WPA2 Wi-Fi security protocol may be vulnerable
The Wi-Fi Protected Access 2 (WPA2) protocol, the modern standard for the majority of modern Wi-Fi connections the world over, may have a severe vulnerability according to security researchers. While the vulnerability doesn’t allow an attacker to gain full access into the network, it does mean those within Wi-Fi range can eavesdrop on the traffic being transmitted over it, and could if inclined to do so, potentially inject malicious data.
The proof of concept attack, entitled KRACK (Key Reinstallation Attack) was developed while researching this vulnerability, and the website discussing it with more details is krackattacks.com. It has also been described in detail in a research paper by Mathy Vanhoef and Frank Piessens at the University of Leuven in Belgium..
The site outlines all the details about the vulnerability: “Our main attack is against the 4-way handshake of the WPA2 protocol. This handshake is executed when a client wants to join a protected Wi-Fi network, and is used to confirm that both the client and access point possess the correct credentials (eg: the pre-shared password of the network). At the same time, the 4-way handshake also negotiates a fresh encryption key that will be used to encrypt all subsequent traffic. Currently, all modern protected Wi-Fi networks use the 4-way handshake. This implies all these networks are affected by (some variant of) our attack.”
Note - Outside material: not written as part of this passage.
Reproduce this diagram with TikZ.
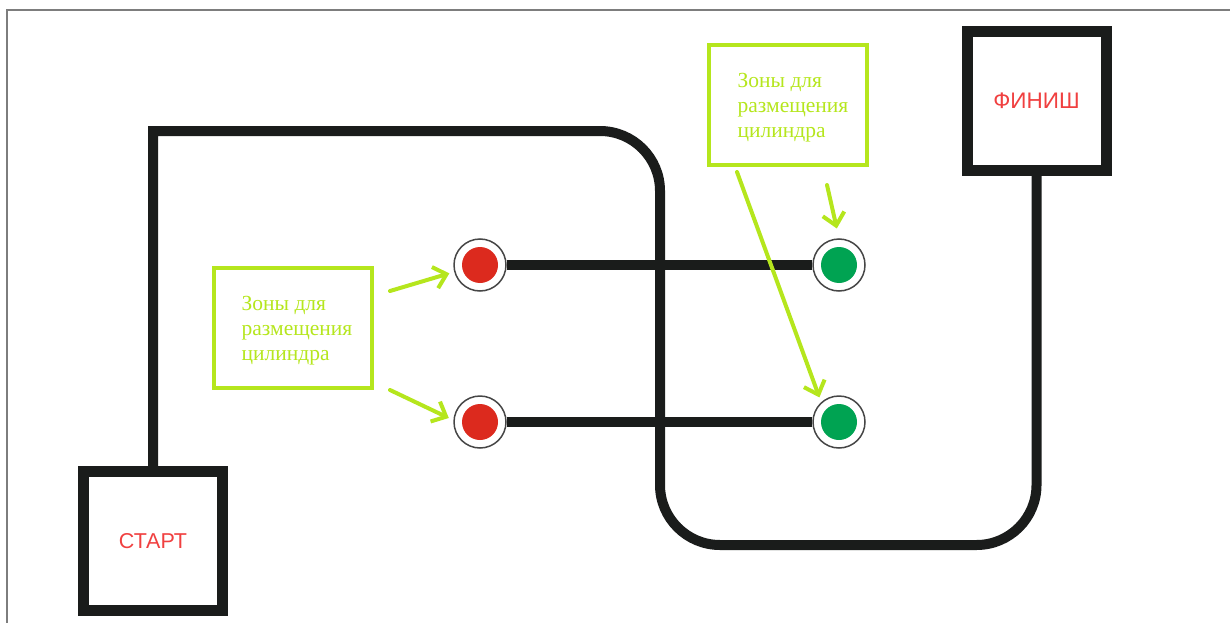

It continues on to discuss the details of the attack and examples, then steers towards the practical impacts of this discovered vulnerability. In short, the initiators of such an attack can decrypt packets sent by the targeted clients, so they can intercept sensitive information. By instigating a key reinstallation attack causes the transmitting packet numbers – known also as nonces – to be reset to zero. Because of this, the same encryption key is then used with the reset nonce values which have already been used, causing the WPA2 protocol to reuse the same keystream when encrypting packets. If that packet is known content, it then becomes comparitively easy to work out the keystream, which can then be used to decode any traffic using the same reset nonce.